With this being the last day of my “holiday” I decided the sunshine was a good reason to head out to Wellington Airport for my first visit of 2017, and just in time to watch the Singapore Airlines 777 landing again.

Notwithstanding some blustery wind, the conditions were great for photography and netted me another 14 photos for my Wellington Airport album on Flickr.

First and last in my images, Piper PA-32 Saratoga, ZK-ZIG, of Golden Bay Air, arrived and departed via the main passenger terminal. I don’t think I’ve ever seen it anywhere other than the western apron before. All of my photos today came out super clear – so much so I reckon I could sell this photo to the lady in 1A!


The main event, as it were. This time arriving from the south into the stiff northerly. I like how this shot turned out because there’s just enough of the seawall, the Moa Point rocks and the sea, plus a tiny glimpse of Pencarrow Head, so any local will instantly know where it was taken. Today’s service for Singapore Airlines was operated by Boeing 777-200LR, 9V-SQN.


This little beauty snuck up on me so I was very happy my quick snap turned out OK, even if I did end up with a 1/2000″ shutter speed and a stopped prop! This is a 1955 model Cessna 172, ZK-MGR. It is relatively new to New Zealand, having been registered just a couple of years ago to a Blenheim address. All of its previous life, since 1956, was lived in the USA, where it was converted to a Lycoming engine and a Hartzell propeller added.


I just had to capture this scene. Air New Zealand Airbus A320, ZK-OXI (which I actually had not photographed before), was pushed back alongside the Singapore Airlines 777, showing just what a size difference there is between the two. That A320 is quite a bit closer than the 777!


A pleasing study of Virgin Australia’s 737-800, VH-YIJ as it departed RWY34. While I often try to remove or minimise fences in my photos, this time I decided just to own it.


And finally, my most photographed A320, Air New Zealand’s ZK-OAB, rotates on RWY34. This time I minimised the fence. I could have got rid of that strainer in the corner, but the barbed wire crosses the whole bottom of the photo. Hey, you didn’t even notice until I pointed it out, did you?


And finally finally, a little bonus. This is a quick snap I took of the progress in building Wellington’s new control tower, which is (curiously) located in the carpark of the adjacent retail centre. I was looking at it from near the runway tunnel today and thinking it looks an awfully long way back from the tarmac. I don’t know how much higher it will get, but the view of the apron directly in front of the western hangars can’t be great. This photo is taken looking roughly north, with Tirangi Road to the left.

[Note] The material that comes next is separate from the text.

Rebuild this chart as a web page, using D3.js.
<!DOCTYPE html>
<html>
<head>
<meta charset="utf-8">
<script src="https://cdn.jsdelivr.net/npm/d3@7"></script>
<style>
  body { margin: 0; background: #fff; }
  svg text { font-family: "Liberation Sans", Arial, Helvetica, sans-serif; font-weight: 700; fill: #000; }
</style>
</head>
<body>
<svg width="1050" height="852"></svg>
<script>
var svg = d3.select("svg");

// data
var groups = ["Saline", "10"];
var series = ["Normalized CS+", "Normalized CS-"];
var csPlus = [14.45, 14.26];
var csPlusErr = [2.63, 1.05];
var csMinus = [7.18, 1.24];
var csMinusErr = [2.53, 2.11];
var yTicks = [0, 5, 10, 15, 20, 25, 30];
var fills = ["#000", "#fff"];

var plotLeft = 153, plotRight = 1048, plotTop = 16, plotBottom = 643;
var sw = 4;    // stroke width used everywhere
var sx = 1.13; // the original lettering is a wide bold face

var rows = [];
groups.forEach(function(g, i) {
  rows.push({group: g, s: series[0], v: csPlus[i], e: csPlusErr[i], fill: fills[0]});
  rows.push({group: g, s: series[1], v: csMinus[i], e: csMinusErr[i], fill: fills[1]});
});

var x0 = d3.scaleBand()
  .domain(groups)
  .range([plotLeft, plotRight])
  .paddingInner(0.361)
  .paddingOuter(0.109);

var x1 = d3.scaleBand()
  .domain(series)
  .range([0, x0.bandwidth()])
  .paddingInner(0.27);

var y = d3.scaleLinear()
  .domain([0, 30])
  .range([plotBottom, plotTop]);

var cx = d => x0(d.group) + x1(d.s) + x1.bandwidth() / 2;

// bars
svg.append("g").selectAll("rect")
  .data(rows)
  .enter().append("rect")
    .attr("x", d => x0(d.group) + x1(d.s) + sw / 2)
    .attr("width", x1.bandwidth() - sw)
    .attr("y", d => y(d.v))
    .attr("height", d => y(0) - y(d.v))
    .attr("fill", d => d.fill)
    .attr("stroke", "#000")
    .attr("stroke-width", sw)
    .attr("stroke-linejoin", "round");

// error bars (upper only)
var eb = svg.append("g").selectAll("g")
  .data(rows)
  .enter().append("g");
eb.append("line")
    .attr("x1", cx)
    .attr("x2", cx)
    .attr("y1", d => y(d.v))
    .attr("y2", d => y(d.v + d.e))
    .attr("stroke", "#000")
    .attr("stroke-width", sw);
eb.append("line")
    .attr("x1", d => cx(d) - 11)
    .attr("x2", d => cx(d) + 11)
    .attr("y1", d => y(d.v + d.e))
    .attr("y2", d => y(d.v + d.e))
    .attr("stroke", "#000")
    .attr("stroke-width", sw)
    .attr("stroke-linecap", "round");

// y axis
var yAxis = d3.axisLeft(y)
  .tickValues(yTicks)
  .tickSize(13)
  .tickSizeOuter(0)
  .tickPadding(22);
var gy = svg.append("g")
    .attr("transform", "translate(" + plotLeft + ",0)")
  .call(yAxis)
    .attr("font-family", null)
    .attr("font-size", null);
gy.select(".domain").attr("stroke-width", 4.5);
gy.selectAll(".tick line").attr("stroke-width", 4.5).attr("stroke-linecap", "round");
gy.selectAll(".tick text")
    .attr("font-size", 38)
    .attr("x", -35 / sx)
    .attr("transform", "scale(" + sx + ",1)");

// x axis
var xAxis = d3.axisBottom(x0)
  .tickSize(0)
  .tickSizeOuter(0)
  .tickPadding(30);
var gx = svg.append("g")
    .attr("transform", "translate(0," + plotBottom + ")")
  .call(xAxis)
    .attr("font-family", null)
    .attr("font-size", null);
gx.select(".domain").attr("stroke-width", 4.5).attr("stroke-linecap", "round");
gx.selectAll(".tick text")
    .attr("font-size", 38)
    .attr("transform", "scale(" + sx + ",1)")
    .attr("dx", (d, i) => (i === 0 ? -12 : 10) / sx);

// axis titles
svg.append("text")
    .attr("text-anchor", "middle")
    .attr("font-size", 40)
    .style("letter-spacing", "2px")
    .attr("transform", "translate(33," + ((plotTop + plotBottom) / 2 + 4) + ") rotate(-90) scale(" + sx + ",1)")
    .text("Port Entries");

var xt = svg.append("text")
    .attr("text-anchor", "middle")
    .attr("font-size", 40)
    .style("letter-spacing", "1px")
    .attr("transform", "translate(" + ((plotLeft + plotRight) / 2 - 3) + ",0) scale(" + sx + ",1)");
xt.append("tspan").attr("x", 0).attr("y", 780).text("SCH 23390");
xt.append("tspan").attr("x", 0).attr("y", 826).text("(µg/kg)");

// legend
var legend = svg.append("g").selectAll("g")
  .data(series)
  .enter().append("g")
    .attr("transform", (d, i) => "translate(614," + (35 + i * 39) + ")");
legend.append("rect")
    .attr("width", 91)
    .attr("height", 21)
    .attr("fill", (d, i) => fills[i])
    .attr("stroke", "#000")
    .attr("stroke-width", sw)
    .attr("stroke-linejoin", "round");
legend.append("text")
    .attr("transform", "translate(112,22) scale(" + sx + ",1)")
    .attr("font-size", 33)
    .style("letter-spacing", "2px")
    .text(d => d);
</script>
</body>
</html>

There are another eight photos over on Flickr if you’d like to go take a look.

Widebody wonder

I managed to get to the airport today just in time to see the third arrival of Singapore Airlines’ SQ291 flight from Singapore and Canberra, along with quite few other spotters, as this was the first arrival on a weekend day.

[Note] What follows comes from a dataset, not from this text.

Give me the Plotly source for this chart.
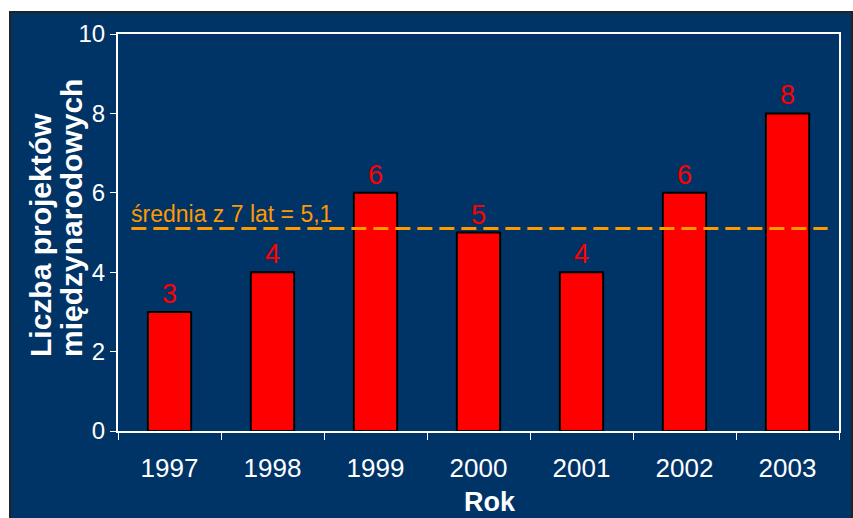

I’ve noticed some negative slant in the media referring to this as Wellington’s first (so called) “long haul” flight, due to the stopover in Canberra, but there is never any such slant on NZ1 to London, which necessarily stops in Los Angeles. The Boeing 777-200ER travels nearly a third of the distance to Singapore before stopping and only spends about 90 minutes on the ground in Canberra where, importantly, passengers do not need to deplane. Furthermore, there is no need to do the hustle between terminals in Auckland nor worry about a delay on a domestic leg affecting connection to the international.

I wholeheartedly support Singapore Airlines’ commitment to Wellington with their imaginative routing and hope other airlines see fit to do the same.

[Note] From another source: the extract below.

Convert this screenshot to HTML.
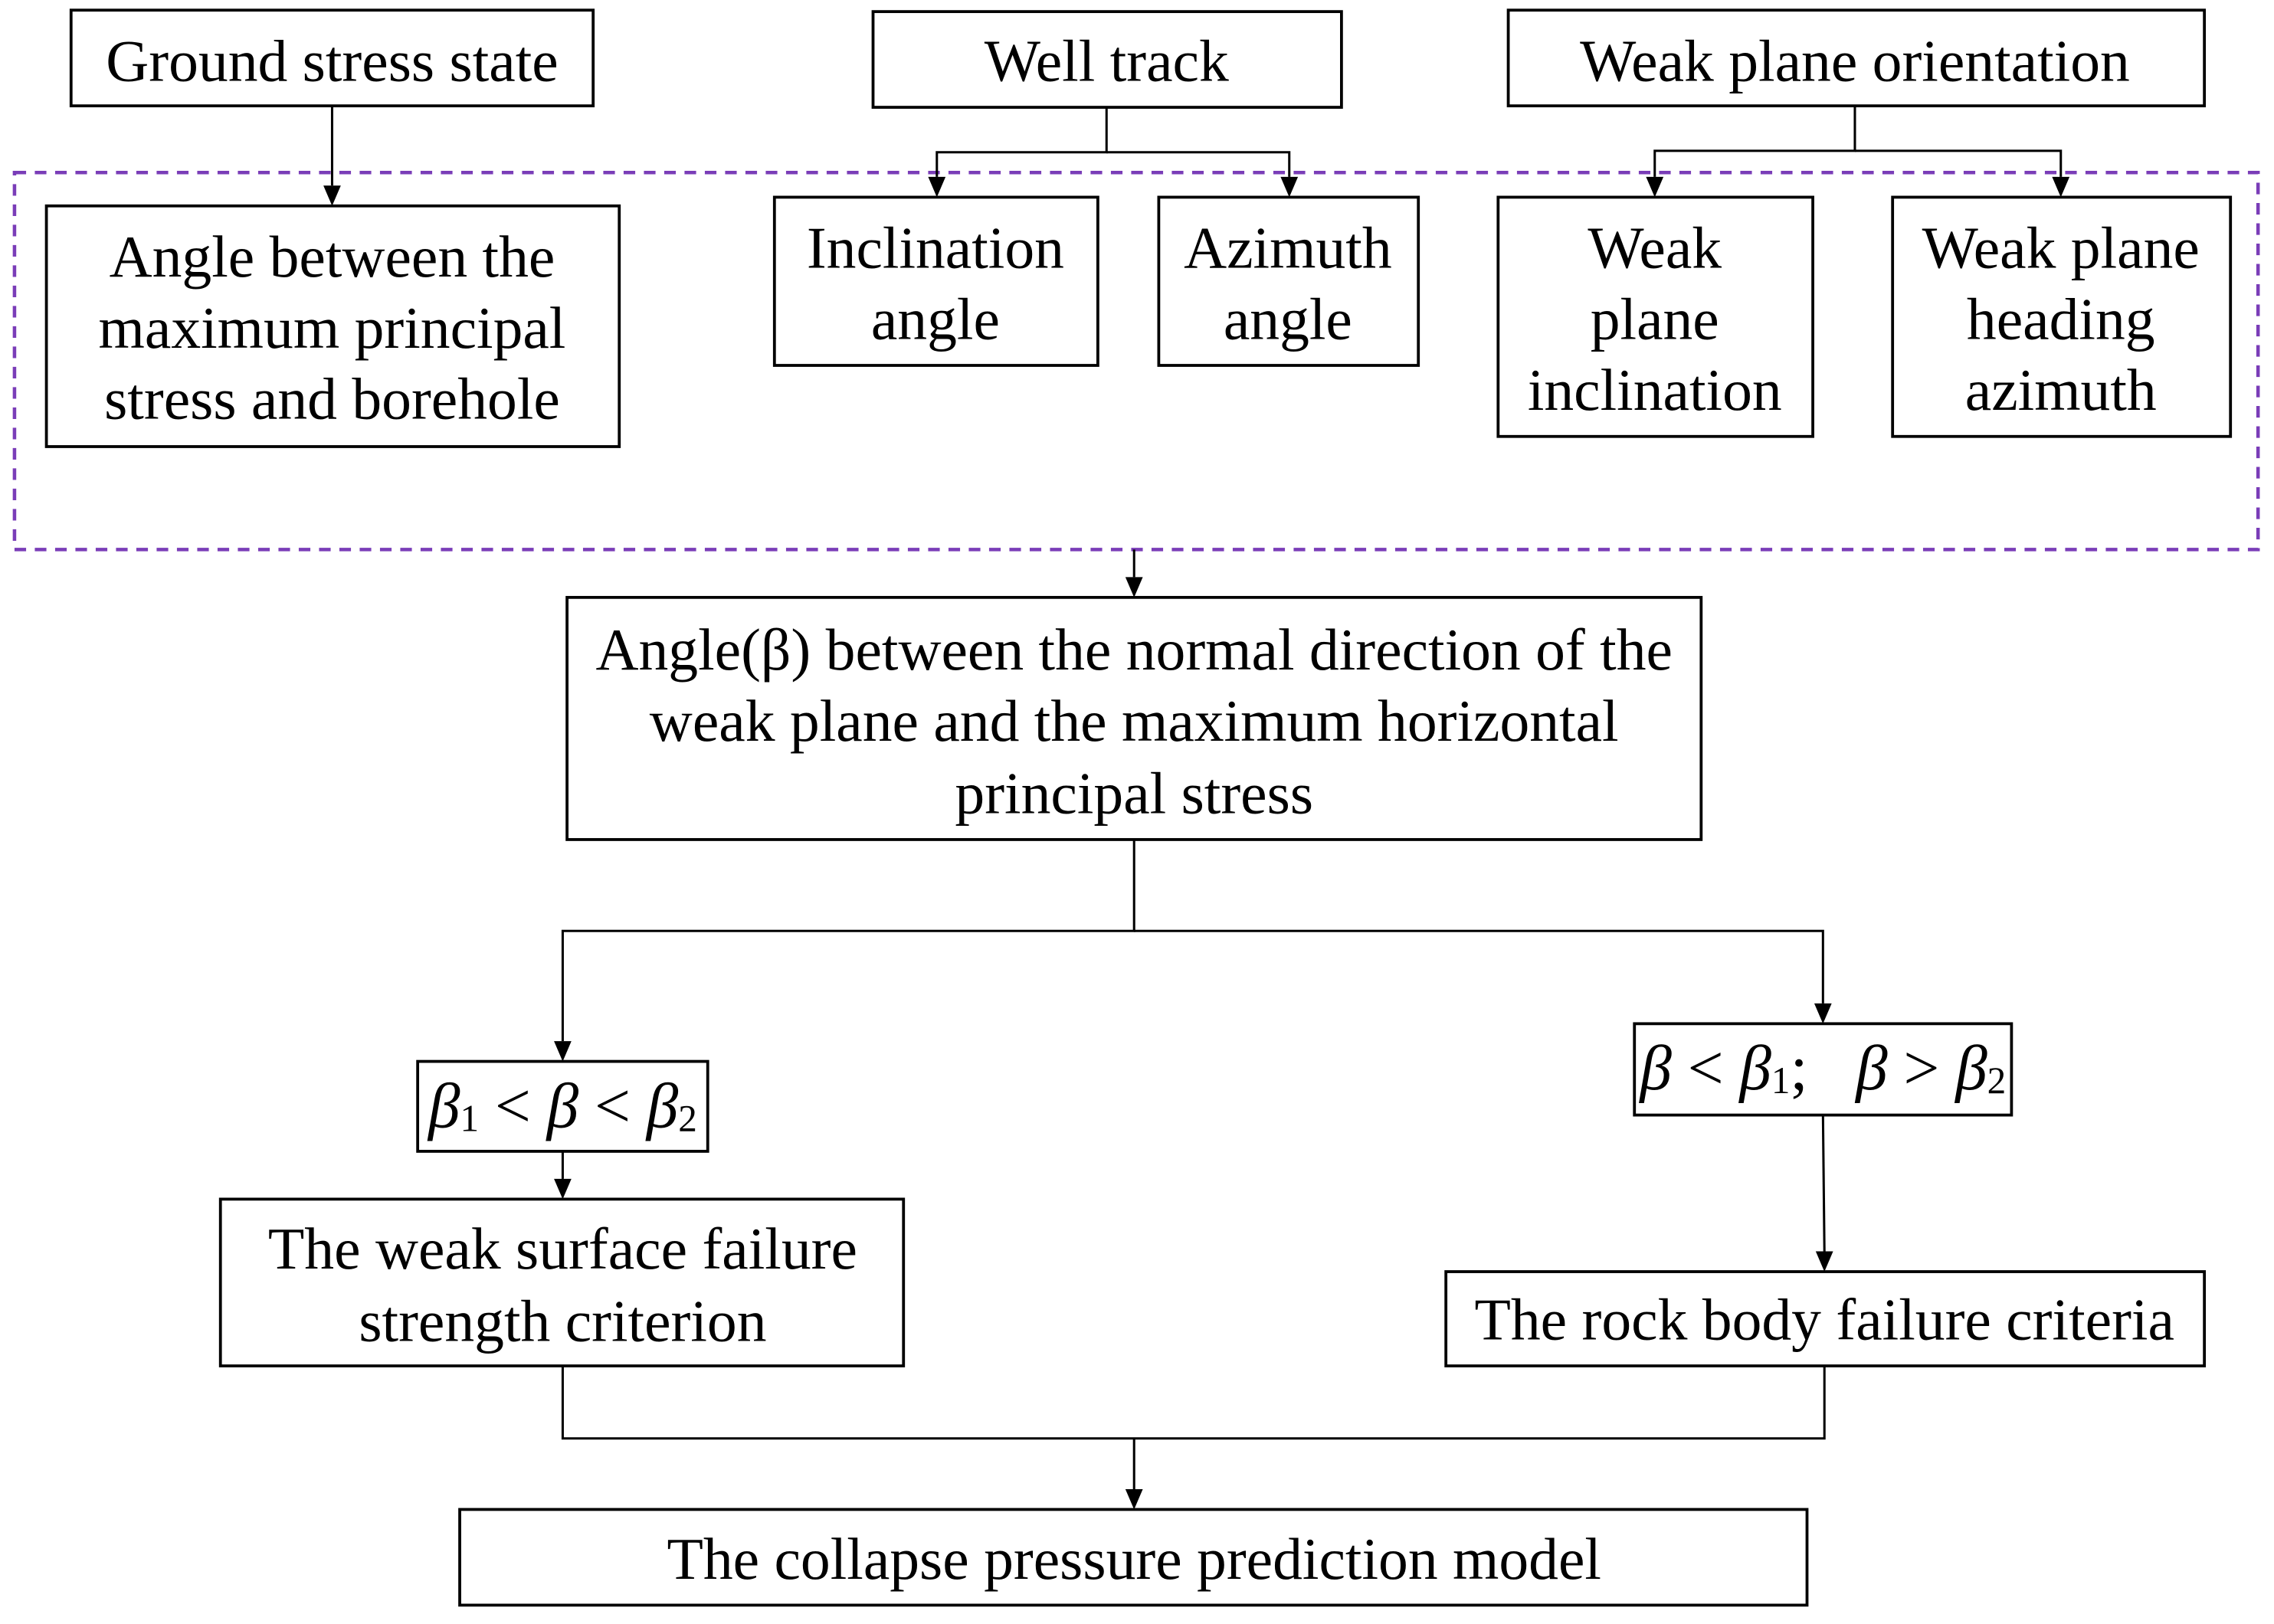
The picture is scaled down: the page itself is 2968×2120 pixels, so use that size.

Anyway, here are a small handful of photos from today.

First up, 9V-SRM (the second airframe to be used on the service after 9V-SRP flew the first two services) approaches the threshold of RWY16.


Next we see a magnificent profile moments before touchdown. I congratulated myself on having put my wider zoom lens on the camera before departing today. This is a very modest crop on a 31mm focal length image!


And finally a shot of it parked at Wellington’s infamous “Rock” international terminal, by this time swarming with airport workers who have around 5 hours to turn it around for the return trip.